By Naeisha Rose
U.S. Rep. Joseph Crowley (D-Jackson Heights) held a town hall at East Elmhurst Community Library Saturday where community members raised their concerns about gun reform in Congress.
Following the Feb. 14 mass shooting at Marjory Stoneman Douglas High School in Parkland, Fla, the national gun debate has been at the forefront. Seventeen people — 14 teenagers and three adults — were killed and 17 more were wounded during the shooting by a former student. Surviving students took to social media and challenged lawmakers on gun reform, eventually organizing the March 24 rally “March for our Lives” in support of stricter gun control in Washington, D.C., as well as sister rallies in major cities across the country.

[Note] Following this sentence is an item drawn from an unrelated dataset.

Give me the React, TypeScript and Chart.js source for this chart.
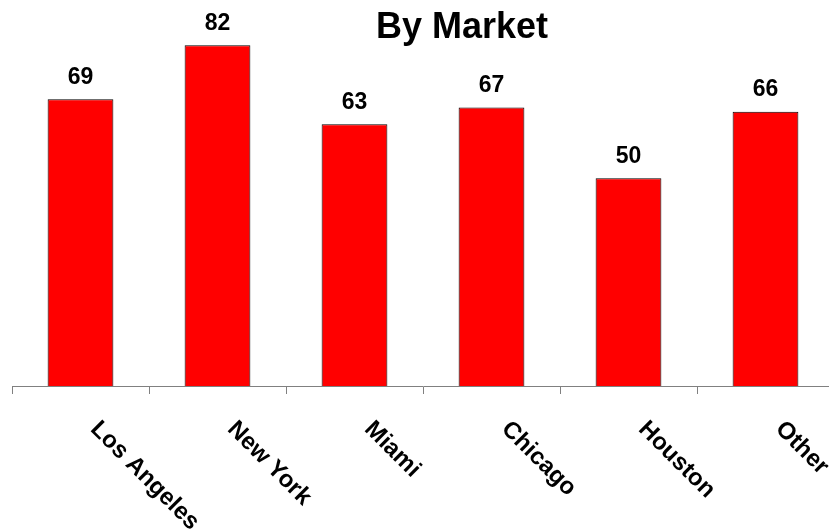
import React, { useEffect, useRef } from "react";
import { Chart, registerables } from "chart.js";

Chart.register(...registerables);

const categories = ["Los Angeles", "New York", "Miami", "Chicago", "Houston", "Other"];
const values = [69, 82, 63, 67, 50, 66];
const chartTitle = "By Market";
const yMin = 0;
const yMax = 90;

const FONT = '"Liberation Sans", Arial, Helvetica, sans-serif';

export default function App() {
  const ref = useRef<HTMLCanvasElement>(null);

  useEffect(() => {
    const canvas = ref.current;
    if (!canvas) return;

    const labelPlugin = {
      id: "customLabels",
      afterDraw(chart: any) {
        const ctx = chart.ctx;
        const xs = chart.scales.x;
        const ys = chart.scales.y;
        ctx.save();
        ctx.fillStyle = "#000";
        ctx.textBaseline = "alphabetic";

        ctx.font = `bold 36px ${FONT}`;
        ctx.textAlign = "center";
        ctx.fillText(chartTitle, 462, 38);

        ctx.font = `bold 23px ${FONT}`;
        values.forEach((v, i) => {
          const x = xs.getPixelForValue(i);
          const y = ys.getPixelForValue(v);
          ctx.fillText(String(v), x, y - 15.5);
        });

        ctx.font = `bold 24px ${FONT}`;
        ctx.textAlign = "left";
        categories.forEach((c, i) => {
          const x = xs.getPixelForValue(i);
          ctx.save();
          ctx.translate(x + 9, chart.chartArea.bottom + 44);
          ctx.rotate(Math.PI / 4);
          ctx.fillText(c, 0, 0);
          ctx.restore();
        });
        ctx.restore();
      },
    };

    const chart = new Chart(canvas, {
      type: "bar",
      data: {
        labels: categories,
        datasets: [
          {
            data: values,
            backgroundColor: "#FF0000",
            borderColor: "#000000",
            borderWidth: 1,
            categoryPercentage: 1,
            barPercentage: 0.48,
          },
        ],
      },
      options: {
        animation: false,
        responsive: false,
        devicePixelRatio: 1,
        layout: { padding: { left: 12, right: 6, top: 12, bottom: 137 } },
        plugins: {
          legend: { display: false },
          tooltip: { enabled: false },
          title: { display: false },
        },
        scales: {
          x: {
            grid: {
              offset: true,
              drawOnChartArea: false,
              drawTicks: true,
              tickLength: 8,
              color: "#808080",
            },
            border: { display: true, color: "#808080", width: 1 },
            ticks: { display: false },
          },
          y: {
            display: false,
            min: yMin,
            max: yMax,
          },
        },
      },
      plugins: [labelPlugin],
    });

    return () => chart.destroy();
  }, []);

  return (
    <div
      style={{
        position: "absolute",
        left: 0,
        top: 0,
        width: 829,
        height: 531,
        overflow: "hidden",
        background: "#fff",
      }}
    >
      <canvas ref={ref} width={840} height={531} style={{ width: 840, height: 531, display: "block" }} />
    </div>
  );
}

About 50 attendees at the 95-06 Astoria Blvd. library event discussed mental health, annual inspections and access to guns, among other topics.
One attendee said she was frustrated with the focus on mental health, which she called a popular way to divert attention from the real issue of there being too many guns available.
“Mental health is so far from being understood,” she told Crowley. “If we deflect our interest from trying to stop the sale of dangerous assault weapons to this psychological issue, we’re going to just going to get boggled down.”
Crowley agreed, but said better understanding of mental health issues is necessary in general. He said that in the meantime, the only safe way to prevent people with mental health problems from getting their hands on guns is by making it harder for everyone to get one.
“When we look at these shootings we look at motive, what drives someone to do something, ” he said. “Is it criminal intent to rob someone as opposed to someone who walks in randomly to shoot everyone in front of them because of angst? We don’t know what is driving that. What I’m suggesting is putting that aside and reducing access to weapons to everyone, which reduces the ability of someone who has that cognitive problem to also not get a weapon to do what they want to do.”
Another attendee suggested that the gun control issue could be moved along if there were annual inspections.
“If you do have a gun nut who has some weird plan, he is not going to bring his gun to an annual inspection,” he said. “If you have to bring your car to an annual inspection, you should be able to bring your gun to be inspected, too.”
He also suggested a law that encourages whistleblowing without fear of retaliation.
“There is a problem where sometimes if people see something, people don’t say something, whether it’s because someone is afraid of getting fired or getting sued,” he said. “So I think we have to have reform on that so people aren’t afraid.”
Crowley said that he made some provocative but reasonable points.
“There needs to be a way in terms of the right of individuals,” Crowley said. “Whistleblower laws or Good Samaritan laws, there is a balance we have to find. There has to be appropriate chains that people can work through in place of employment where things will be kept confidential.”
Crowley said that he believes the broader gun issue is about easy access. He mentioned U.S. Rep. Robin Kelly (D), who represents the south side of Chicago. She has been vocal about the high rate of gun violence that affects mostly blacks and Latinos in her state and other urban areas. Crowley said one thing that frustrates him is that certain kinds of gun violence seem to be ignored, but he said it’s all part of the access issue, particularly in cases involving handguns.
Crowley said New York City has the same problem with gun violence, though not at the same rate as Chicago, and people need to understand mass shootings are not the only kind of gun violence that hurts Americans.